Exercise aim. Extract, unchanged, each line of the listing below from its first line through the line that contains "offsets = [0, 2, 4, 6, 8, 10, 12]", inclusive, and nothing else.

Given material.
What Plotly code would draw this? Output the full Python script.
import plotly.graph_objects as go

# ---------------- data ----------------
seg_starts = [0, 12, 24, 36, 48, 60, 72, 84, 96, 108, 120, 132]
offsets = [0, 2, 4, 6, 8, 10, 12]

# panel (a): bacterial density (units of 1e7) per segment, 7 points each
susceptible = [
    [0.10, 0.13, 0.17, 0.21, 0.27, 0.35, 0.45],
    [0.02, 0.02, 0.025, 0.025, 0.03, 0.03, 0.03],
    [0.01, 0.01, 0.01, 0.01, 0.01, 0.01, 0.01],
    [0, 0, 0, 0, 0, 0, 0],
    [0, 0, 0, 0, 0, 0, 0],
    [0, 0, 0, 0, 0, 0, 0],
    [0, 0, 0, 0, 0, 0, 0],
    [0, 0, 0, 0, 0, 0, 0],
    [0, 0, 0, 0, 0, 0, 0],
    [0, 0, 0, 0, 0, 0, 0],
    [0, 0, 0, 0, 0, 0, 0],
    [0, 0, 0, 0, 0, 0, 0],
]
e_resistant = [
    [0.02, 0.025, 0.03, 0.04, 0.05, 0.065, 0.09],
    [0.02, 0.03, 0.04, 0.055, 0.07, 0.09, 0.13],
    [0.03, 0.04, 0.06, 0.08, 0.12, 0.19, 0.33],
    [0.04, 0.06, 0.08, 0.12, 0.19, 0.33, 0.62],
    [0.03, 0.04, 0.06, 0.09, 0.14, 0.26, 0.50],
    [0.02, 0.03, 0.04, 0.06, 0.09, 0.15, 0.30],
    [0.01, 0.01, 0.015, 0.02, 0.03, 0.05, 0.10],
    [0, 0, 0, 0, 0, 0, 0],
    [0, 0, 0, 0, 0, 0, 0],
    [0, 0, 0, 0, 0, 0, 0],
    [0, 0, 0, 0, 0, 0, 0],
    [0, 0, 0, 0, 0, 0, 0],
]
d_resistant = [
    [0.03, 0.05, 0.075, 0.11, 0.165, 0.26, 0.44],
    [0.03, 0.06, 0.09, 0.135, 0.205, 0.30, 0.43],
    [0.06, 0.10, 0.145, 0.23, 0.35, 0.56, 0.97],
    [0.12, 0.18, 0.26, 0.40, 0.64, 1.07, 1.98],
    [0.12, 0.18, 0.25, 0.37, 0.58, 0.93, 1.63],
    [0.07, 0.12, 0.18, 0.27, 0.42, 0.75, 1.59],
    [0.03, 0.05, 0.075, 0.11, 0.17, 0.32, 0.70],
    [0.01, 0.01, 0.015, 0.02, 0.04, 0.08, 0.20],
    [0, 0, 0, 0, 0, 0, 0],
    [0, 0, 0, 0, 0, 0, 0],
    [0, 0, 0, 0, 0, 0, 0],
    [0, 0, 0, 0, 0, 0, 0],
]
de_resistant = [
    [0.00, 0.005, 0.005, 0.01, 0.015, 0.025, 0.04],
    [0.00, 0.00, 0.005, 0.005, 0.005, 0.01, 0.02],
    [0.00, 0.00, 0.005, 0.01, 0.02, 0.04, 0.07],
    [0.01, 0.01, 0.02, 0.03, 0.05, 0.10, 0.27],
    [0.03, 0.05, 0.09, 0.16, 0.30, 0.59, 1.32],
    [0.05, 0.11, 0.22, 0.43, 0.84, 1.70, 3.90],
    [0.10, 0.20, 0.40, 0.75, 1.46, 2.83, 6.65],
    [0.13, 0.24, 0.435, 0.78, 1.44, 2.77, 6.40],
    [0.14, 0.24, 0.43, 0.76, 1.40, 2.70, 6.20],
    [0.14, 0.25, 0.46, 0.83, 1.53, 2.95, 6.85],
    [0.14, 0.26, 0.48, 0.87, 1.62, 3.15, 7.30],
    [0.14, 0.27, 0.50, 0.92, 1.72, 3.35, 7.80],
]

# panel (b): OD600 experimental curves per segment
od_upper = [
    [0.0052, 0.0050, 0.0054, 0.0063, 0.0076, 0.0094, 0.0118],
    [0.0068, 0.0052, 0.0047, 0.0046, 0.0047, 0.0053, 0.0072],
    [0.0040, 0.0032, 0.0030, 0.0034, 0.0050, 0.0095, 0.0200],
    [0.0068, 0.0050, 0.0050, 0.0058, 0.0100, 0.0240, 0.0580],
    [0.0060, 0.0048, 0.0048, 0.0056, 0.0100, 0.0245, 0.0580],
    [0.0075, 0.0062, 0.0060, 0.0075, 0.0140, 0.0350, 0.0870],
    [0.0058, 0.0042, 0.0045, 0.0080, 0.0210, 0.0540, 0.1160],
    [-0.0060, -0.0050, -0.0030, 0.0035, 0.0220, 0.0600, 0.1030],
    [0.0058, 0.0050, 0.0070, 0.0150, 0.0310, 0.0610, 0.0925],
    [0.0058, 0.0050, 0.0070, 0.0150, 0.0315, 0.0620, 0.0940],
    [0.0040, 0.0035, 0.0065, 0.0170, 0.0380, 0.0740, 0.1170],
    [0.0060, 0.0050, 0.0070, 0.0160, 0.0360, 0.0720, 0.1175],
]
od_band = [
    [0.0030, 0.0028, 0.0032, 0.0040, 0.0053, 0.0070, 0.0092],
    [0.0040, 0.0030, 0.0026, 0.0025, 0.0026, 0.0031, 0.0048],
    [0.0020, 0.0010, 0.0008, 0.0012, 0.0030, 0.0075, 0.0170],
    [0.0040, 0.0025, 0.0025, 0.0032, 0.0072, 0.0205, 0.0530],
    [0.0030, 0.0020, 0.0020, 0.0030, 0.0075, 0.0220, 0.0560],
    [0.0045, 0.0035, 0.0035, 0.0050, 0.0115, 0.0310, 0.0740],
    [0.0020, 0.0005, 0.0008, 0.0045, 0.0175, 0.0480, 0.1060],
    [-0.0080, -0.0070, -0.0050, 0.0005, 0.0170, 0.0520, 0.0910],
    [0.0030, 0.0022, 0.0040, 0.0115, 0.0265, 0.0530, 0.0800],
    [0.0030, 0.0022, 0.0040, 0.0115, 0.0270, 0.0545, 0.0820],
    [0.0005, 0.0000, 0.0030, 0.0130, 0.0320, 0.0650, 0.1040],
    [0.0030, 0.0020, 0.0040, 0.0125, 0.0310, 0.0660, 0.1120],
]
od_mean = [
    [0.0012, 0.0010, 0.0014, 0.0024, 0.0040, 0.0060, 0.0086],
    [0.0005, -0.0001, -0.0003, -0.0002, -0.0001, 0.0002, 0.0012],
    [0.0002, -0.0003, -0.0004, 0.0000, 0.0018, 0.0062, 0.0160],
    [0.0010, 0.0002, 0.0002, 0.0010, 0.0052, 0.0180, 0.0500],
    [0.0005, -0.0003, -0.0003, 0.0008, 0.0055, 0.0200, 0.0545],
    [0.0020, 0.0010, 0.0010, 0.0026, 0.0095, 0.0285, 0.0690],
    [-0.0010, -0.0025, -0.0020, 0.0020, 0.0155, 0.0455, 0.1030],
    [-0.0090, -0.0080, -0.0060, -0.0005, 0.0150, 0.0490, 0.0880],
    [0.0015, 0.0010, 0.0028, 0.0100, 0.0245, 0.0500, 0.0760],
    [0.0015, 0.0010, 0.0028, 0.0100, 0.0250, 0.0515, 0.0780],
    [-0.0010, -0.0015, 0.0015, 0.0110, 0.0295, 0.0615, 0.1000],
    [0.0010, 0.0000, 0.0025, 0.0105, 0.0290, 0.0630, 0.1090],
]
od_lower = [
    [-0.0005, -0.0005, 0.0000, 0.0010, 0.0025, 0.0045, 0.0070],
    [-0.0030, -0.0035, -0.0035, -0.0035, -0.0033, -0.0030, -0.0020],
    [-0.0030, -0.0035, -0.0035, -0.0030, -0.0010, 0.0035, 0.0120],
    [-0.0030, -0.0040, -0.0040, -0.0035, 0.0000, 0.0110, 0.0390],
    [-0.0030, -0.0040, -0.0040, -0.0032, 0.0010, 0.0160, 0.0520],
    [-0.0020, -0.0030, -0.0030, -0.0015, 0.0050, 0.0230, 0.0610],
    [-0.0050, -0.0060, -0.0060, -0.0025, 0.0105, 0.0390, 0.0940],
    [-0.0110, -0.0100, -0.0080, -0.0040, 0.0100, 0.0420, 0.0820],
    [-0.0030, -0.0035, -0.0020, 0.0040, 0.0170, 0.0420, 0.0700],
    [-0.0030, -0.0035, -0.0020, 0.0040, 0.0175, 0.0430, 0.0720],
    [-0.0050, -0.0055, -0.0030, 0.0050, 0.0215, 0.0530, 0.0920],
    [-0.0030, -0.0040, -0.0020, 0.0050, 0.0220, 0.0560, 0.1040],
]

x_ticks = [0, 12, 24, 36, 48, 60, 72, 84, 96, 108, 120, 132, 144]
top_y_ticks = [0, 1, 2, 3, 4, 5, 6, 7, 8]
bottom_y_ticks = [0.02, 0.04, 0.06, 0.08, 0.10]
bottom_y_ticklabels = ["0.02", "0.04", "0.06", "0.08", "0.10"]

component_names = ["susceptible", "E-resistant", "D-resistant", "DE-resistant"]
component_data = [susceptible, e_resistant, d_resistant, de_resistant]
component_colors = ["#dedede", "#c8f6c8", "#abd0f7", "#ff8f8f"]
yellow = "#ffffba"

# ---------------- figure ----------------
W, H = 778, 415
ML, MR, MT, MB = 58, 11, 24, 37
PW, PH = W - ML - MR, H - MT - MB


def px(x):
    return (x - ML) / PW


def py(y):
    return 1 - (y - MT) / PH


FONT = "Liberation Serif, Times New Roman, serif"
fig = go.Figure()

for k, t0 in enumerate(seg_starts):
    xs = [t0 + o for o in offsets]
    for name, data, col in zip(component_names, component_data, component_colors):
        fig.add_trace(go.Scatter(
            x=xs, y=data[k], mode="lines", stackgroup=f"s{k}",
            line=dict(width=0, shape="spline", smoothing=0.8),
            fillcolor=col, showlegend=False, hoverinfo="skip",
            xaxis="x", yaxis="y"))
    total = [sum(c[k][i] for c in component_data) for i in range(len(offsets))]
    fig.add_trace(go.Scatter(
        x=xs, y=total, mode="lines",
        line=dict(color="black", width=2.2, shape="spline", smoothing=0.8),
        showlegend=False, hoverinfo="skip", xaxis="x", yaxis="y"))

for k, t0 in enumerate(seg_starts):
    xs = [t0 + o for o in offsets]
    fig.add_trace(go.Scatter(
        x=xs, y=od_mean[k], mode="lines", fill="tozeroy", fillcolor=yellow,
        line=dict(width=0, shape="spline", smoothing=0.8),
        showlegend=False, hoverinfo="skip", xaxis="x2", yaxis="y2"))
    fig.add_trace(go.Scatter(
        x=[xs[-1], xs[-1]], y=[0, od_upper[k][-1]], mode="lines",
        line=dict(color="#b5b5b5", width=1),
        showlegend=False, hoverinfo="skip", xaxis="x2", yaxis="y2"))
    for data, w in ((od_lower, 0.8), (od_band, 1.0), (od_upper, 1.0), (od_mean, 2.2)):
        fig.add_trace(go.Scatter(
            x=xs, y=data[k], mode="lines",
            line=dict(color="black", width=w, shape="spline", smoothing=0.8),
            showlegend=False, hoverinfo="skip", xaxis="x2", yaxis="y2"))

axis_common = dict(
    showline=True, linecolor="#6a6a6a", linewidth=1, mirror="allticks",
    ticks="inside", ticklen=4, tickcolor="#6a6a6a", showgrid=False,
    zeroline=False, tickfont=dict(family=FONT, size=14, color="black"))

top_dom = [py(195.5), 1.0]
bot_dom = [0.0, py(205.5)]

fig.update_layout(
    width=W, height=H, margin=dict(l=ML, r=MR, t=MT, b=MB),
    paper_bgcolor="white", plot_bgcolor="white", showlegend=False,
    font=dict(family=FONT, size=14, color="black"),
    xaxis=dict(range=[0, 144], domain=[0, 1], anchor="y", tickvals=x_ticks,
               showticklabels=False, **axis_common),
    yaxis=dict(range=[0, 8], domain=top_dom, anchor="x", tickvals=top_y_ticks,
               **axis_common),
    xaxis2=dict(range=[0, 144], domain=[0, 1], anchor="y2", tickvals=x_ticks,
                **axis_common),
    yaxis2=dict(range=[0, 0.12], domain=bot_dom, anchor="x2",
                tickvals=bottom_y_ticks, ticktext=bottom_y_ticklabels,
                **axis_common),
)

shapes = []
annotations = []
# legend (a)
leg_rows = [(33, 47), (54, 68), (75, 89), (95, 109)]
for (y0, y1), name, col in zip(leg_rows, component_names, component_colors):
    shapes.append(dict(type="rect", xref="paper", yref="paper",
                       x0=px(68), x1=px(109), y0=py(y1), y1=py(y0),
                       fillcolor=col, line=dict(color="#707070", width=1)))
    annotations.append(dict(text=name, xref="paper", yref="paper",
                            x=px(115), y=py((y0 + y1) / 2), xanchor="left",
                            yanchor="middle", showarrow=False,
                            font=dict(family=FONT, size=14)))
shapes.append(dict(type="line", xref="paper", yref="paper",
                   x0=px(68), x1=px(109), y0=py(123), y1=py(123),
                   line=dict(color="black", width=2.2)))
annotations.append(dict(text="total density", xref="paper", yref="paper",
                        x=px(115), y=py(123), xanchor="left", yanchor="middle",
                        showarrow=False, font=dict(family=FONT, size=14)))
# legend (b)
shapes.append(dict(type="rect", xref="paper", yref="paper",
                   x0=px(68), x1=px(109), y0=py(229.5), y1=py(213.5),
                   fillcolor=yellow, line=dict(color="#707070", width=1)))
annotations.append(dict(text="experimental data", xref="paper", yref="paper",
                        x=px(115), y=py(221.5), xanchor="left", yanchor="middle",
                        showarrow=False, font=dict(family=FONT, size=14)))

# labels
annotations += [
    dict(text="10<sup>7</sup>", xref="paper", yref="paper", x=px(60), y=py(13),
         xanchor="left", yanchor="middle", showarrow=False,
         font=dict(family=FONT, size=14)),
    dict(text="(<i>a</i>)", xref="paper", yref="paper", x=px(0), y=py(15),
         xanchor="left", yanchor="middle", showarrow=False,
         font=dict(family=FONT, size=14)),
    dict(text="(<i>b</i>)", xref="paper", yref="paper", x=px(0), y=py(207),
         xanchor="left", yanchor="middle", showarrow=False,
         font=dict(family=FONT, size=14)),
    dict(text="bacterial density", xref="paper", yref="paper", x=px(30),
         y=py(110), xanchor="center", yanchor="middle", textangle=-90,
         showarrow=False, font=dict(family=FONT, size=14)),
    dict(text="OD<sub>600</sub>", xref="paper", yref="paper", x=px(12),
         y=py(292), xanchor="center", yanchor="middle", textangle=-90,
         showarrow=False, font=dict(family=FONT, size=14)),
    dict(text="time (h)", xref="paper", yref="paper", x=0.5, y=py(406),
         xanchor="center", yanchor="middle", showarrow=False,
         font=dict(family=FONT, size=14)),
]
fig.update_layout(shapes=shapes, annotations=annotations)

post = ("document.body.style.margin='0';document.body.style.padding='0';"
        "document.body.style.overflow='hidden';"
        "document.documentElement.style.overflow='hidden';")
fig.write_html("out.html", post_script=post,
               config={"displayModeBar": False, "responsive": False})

Finished task.
What Plotly code would draw this? Output the full Python script.
import plotly.graph_objects as go

# ---------------- data ----------------
seg_starts = [0, 12, 24, 36, 48, 60, 72, 84, 96, 108, 120, 132]
offsets = [0, 2, 4, 6, 8, 10, 12]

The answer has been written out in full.